**WORK TO COMPLETE**:
Copy exactly the lines from the one containing "Rebuild this chart" through the one containing "ax.scatter(x_vals, y_vals, color='blue', s=110, zorder=3)", both included, and leave out any pictures.

**DATASET ROWS**:
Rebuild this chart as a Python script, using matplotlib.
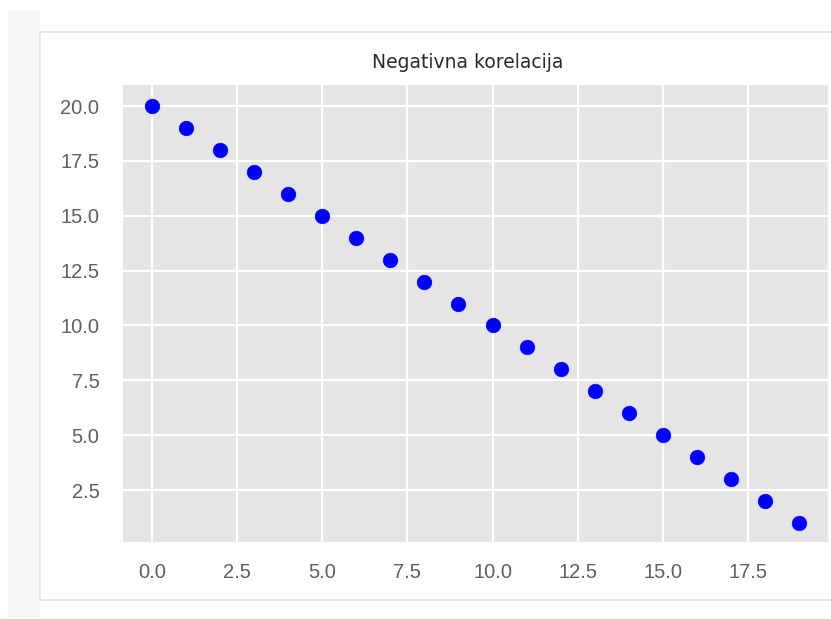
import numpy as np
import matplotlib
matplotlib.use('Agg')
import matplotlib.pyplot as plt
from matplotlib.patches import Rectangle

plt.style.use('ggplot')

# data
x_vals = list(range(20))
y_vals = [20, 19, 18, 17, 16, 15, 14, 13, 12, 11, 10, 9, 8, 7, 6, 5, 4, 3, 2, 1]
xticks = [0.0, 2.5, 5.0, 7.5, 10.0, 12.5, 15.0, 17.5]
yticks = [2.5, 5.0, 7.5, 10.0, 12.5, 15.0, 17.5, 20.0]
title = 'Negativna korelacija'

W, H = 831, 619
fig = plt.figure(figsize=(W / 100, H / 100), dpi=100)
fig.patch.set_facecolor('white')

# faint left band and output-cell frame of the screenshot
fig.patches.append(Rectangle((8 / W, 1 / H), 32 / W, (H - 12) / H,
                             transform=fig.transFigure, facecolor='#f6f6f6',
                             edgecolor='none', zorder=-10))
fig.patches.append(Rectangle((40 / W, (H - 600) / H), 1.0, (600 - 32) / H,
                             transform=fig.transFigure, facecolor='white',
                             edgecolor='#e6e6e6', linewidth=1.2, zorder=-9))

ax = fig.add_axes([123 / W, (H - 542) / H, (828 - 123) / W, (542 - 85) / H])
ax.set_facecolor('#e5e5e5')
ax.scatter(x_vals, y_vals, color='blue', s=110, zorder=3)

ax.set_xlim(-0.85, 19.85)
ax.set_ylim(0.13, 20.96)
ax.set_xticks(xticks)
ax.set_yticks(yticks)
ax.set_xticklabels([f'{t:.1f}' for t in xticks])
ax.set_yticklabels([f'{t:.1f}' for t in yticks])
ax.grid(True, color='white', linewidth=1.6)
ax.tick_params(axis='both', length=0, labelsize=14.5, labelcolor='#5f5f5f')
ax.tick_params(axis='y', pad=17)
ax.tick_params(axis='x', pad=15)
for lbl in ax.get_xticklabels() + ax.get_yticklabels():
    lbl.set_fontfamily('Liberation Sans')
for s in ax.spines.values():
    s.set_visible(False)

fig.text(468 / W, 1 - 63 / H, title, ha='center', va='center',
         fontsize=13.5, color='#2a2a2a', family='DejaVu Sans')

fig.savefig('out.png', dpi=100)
---
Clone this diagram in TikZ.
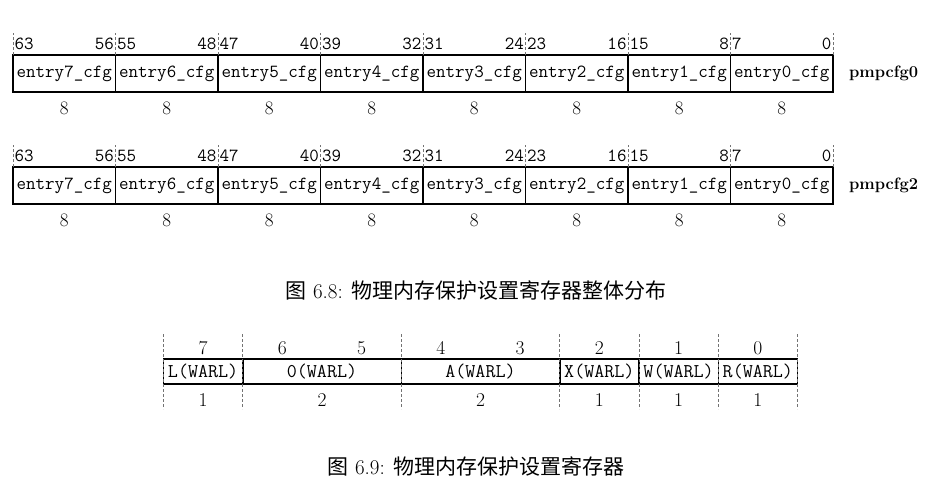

**WRITTEN ANSWER**:
Rebuild this chart as a Python script, using matplotlib.
import numpy as np
import matplotlib
matplotlib.use('Agg')
import matplotlib.pyplot as plt
from matplotlib.patches import Rectangle

plt.style.use('ggplot')

# data
x_vals = list(range(20))
y_vals = [20, 19, 18, 17, 16, 15, 14, 13, 12, 11, 10, 9, 8, 7, 6, 5, 4, 3, 2, 1]
xticks = [0.0, 2.5, 5.0, 7.5, 10.0, 12.5, 15.0, 17.5]
yticks = [2.5, 5.0, 7.5, 10.0, 12.5, 15.0, 17.5, 20.0]
title = 'Negativna korelacija'

W, H = 831, 619
fig = plt.figure(figsize=(W / 100, H / 100), dpi=100)
fig.patch.set_facecolor('white')

# faint left band and output-cell frame of the screenshot
fig.patches.append(Rectangle((8 / W, 1 / H), 32 / W, (H - 12) / H,
                             transform=fig.transFigure, facecolor='#f6f6f6',
                             edgecolor='none', zorder=-10))
fig.patches.append(Rectangle((40 / W, (H - 600) / H), 1.0, (600 - 32) / H,
                             transform=fig.transFigure, facecolor='white',
                             edgecolor='#e6e6e6', linewidth=1.2, zorder=-9))

ax = fig.add_axes([123 / W, (H - 542) / H, (828 - 123) / W, (542 - 85) / H])
ax.set_facecolor('#e5e5e5')
ax.scatter(x_vals, y_vals, color='blue', s=110, zorder=3)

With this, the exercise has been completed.